Materials provided:
— start —
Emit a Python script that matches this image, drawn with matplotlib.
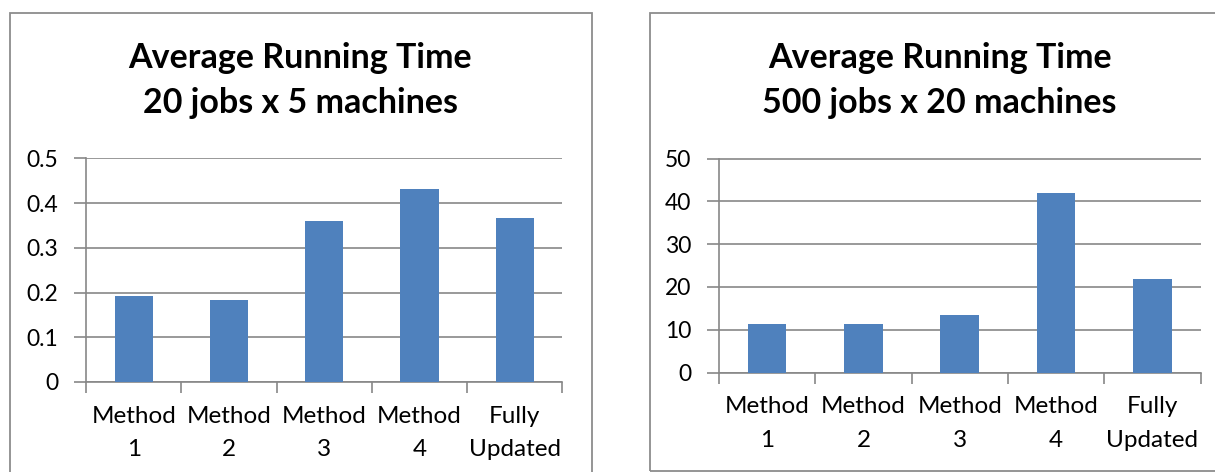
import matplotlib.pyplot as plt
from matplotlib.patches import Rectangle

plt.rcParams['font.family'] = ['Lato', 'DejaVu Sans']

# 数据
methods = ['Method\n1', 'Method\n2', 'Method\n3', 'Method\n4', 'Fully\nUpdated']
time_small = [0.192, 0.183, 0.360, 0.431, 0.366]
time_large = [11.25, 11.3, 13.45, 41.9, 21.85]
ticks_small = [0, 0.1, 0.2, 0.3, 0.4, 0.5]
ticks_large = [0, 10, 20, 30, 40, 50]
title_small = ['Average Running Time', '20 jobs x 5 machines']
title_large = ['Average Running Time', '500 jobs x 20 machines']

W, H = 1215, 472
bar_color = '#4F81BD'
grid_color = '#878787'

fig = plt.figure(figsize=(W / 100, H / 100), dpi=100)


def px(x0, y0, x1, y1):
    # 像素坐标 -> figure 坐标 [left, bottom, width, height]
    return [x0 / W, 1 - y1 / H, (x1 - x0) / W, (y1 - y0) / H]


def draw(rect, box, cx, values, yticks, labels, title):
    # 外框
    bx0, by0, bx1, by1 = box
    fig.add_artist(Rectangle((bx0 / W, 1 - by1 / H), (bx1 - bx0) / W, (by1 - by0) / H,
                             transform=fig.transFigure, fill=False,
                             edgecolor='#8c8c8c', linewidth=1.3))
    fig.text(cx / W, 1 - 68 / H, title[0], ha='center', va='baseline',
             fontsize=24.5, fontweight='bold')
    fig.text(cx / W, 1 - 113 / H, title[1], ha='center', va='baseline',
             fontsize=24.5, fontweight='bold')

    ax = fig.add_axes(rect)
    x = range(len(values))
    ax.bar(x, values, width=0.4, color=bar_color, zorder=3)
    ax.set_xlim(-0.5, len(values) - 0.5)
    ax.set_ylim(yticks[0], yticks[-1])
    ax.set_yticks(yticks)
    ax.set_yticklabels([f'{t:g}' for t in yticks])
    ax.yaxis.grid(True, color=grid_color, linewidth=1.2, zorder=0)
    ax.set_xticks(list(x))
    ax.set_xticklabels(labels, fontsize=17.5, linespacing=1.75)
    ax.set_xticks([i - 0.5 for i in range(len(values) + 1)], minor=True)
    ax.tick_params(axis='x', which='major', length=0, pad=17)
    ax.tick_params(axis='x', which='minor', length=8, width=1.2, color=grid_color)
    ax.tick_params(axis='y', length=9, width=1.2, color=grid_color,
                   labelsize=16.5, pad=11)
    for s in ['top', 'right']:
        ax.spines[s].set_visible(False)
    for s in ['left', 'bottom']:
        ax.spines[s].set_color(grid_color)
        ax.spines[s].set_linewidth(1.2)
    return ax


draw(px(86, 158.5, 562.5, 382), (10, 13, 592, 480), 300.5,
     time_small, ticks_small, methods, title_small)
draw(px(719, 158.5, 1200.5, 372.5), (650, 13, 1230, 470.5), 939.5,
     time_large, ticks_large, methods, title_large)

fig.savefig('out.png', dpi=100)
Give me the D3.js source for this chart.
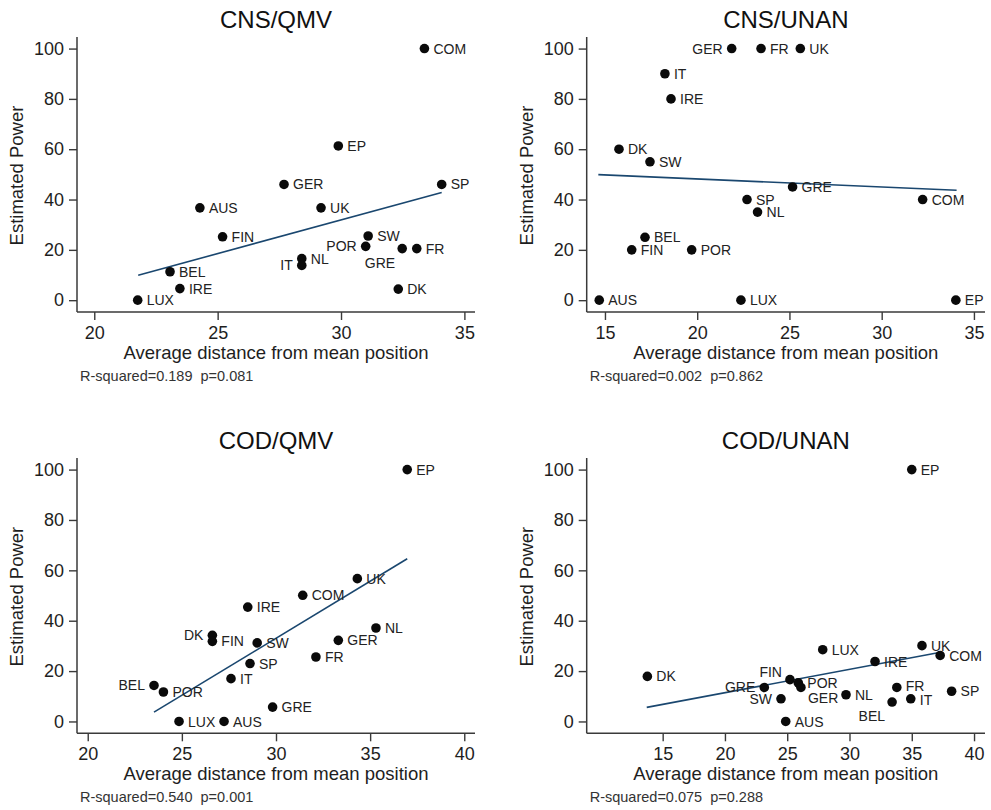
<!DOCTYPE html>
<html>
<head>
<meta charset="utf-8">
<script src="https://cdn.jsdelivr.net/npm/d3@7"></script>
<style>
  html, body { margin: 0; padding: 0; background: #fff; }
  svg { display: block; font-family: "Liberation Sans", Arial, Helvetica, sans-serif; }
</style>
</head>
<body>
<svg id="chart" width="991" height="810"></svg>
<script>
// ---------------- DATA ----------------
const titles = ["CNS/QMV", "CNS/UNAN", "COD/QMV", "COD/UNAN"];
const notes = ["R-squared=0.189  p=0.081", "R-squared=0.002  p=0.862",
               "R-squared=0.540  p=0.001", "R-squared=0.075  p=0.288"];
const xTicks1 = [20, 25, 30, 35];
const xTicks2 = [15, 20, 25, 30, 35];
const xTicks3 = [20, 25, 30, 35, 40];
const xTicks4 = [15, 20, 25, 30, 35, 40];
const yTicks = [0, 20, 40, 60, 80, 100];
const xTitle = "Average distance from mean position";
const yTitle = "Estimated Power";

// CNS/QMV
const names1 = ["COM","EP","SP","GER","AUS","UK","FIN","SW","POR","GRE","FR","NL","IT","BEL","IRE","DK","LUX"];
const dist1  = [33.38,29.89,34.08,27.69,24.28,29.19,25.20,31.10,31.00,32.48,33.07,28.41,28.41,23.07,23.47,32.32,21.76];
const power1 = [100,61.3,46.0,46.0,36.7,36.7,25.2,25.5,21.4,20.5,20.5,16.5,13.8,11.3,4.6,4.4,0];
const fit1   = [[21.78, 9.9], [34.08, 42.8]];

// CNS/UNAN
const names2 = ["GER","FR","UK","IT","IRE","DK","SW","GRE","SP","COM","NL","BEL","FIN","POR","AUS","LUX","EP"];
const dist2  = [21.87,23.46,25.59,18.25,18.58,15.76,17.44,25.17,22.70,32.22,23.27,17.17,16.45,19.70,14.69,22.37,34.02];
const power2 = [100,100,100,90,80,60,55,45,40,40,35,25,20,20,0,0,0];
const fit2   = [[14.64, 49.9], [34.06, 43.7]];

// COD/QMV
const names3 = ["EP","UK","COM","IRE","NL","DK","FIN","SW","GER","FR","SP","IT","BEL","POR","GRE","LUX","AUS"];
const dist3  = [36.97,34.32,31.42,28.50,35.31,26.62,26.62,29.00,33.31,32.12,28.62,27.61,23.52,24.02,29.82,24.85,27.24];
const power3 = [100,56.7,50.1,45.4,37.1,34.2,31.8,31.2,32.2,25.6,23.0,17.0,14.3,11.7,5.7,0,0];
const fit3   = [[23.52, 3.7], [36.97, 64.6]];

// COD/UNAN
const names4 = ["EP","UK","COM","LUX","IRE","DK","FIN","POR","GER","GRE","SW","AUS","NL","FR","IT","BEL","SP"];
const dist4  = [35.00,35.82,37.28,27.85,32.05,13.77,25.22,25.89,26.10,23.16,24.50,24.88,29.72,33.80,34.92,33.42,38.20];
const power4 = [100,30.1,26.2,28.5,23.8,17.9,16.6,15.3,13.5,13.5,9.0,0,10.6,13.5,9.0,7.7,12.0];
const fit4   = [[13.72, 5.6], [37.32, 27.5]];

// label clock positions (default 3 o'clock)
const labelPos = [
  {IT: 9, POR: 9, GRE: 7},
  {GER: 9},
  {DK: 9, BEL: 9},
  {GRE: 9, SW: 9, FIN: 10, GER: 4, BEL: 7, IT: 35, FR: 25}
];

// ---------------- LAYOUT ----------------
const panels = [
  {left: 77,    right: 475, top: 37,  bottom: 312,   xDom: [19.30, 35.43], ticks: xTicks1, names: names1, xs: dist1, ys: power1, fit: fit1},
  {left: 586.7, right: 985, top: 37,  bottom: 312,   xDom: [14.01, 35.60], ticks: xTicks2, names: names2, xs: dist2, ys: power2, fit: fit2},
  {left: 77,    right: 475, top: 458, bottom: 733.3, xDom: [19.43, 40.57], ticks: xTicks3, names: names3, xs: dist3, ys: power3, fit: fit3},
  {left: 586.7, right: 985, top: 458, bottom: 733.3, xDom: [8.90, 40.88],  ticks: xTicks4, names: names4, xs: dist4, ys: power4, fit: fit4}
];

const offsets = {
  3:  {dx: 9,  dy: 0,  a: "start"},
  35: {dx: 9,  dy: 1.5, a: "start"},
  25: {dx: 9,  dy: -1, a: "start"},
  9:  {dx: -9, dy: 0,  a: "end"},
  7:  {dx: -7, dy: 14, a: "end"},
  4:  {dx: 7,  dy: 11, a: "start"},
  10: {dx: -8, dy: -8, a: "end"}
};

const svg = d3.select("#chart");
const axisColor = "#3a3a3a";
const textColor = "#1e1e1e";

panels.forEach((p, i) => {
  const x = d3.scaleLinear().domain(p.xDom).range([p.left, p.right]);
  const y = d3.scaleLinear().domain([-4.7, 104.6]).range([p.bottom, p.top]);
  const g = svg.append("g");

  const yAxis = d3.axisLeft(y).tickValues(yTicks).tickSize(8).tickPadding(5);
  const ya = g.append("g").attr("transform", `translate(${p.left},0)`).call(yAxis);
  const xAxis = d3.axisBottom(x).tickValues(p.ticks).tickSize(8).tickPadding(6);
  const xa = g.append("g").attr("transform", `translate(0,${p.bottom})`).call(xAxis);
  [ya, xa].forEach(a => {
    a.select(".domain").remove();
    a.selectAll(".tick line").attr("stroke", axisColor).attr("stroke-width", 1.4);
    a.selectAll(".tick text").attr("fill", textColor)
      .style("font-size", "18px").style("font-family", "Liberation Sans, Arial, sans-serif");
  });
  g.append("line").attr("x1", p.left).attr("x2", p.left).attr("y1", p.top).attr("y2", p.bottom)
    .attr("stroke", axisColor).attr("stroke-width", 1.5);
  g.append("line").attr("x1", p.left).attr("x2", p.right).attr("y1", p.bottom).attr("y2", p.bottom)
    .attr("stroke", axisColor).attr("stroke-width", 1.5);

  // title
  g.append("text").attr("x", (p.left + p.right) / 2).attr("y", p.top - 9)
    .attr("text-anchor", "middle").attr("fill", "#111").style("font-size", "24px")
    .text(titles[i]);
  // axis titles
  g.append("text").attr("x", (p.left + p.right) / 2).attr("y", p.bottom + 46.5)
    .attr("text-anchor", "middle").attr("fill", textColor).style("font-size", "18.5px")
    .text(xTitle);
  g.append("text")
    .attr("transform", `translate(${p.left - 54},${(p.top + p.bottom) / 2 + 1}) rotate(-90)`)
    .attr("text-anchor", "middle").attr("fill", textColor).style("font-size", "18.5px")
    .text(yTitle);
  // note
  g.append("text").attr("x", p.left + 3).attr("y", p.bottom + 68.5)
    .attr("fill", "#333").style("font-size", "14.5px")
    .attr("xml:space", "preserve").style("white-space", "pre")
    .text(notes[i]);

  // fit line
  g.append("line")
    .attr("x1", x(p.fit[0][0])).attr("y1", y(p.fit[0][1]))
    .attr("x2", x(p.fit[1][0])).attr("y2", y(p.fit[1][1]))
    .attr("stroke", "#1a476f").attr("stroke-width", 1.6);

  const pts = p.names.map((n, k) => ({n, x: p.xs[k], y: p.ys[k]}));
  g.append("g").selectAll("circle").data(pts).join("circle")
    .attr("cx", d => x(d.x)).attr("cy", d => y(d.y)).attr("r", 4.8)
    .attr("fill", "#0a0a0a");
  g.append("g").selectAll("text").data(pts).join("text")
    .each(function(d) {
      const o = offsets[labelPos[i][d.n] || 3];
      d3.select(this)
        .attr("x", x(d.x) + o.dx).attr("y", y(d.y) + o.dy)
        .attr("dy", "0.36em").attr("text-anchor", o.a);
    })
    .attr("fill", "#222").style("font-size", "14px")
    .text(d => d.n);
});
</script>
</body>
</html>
— end —
What this task involves:
Write out the lines running from the one that contains "Give me the D3.js source for this chart." through the one that contains "9.9], [34.08, 42.8]];", ends included, and nothing else. Pictures stay out of the copy.

Exercise response:
Give me the D3.js source for this chart.
<!DOCTYPE html>
<html>
<head>
<meta charset="utf-8">
<script src="https://cdn.jsdelivr.net/npm/d3@7"></script>
<style>
  html, body { margin: 0; padding: 0; background: #fff; }
  svg { display: block; font-family: "Liberation Sans", Arial, Helvetica, sans-serif; }
</style>
</head>
<body>
<svg id="chart" width="991" height="810"></svg>
<script>
// ---------------- DATA ----------------
const titles = ["CNS/QMV", "CNS/UNAN", "COD/QMV", "COD/UNAN"];
const notes = ["R-squared=0.189  p=0.081", "R-squared=0.002  p=0.862",
               "R-squared=0.540  p=0.001", "R-squared=0.075  p=0.288"];
const xTicks1 = [20, 25, 30, 35];
const xTicks2 = [15, 20, 25, 30, 35];
const xTicks3 = [20, 25, 30, 35, 40];
const xTicks4 = [15, 20, 25, 30, 35, 40];
const yTicks = [0, 20, 40, 60, 80, 100];
const xTitle = "Average distance from mean position";
const yTitle = "Estimated Power";

// CNS/QMV
const names1 = ["COM","EP","SP","GER","AUS","UK","FIN","SW","POR","GRE","FR","NL","IT","BEL","IRE","DK","LUX"];
const dist1  = [33.38,29.89,34.08,27.69,24.28,29.19,25.20,31.10,31.00,32.48,33.07,28.41,28.41,23.07,23.47,32.32,21.76];
const power1 = [100,61.3,46.0,46.0,36.7,36.7,25.2,25.5,21.4,20.5,20.5,16.5,13.8,11.3,4.6,4.4,0];
const fit1   = [[21.78, 9.9], [34.08, 42.8]];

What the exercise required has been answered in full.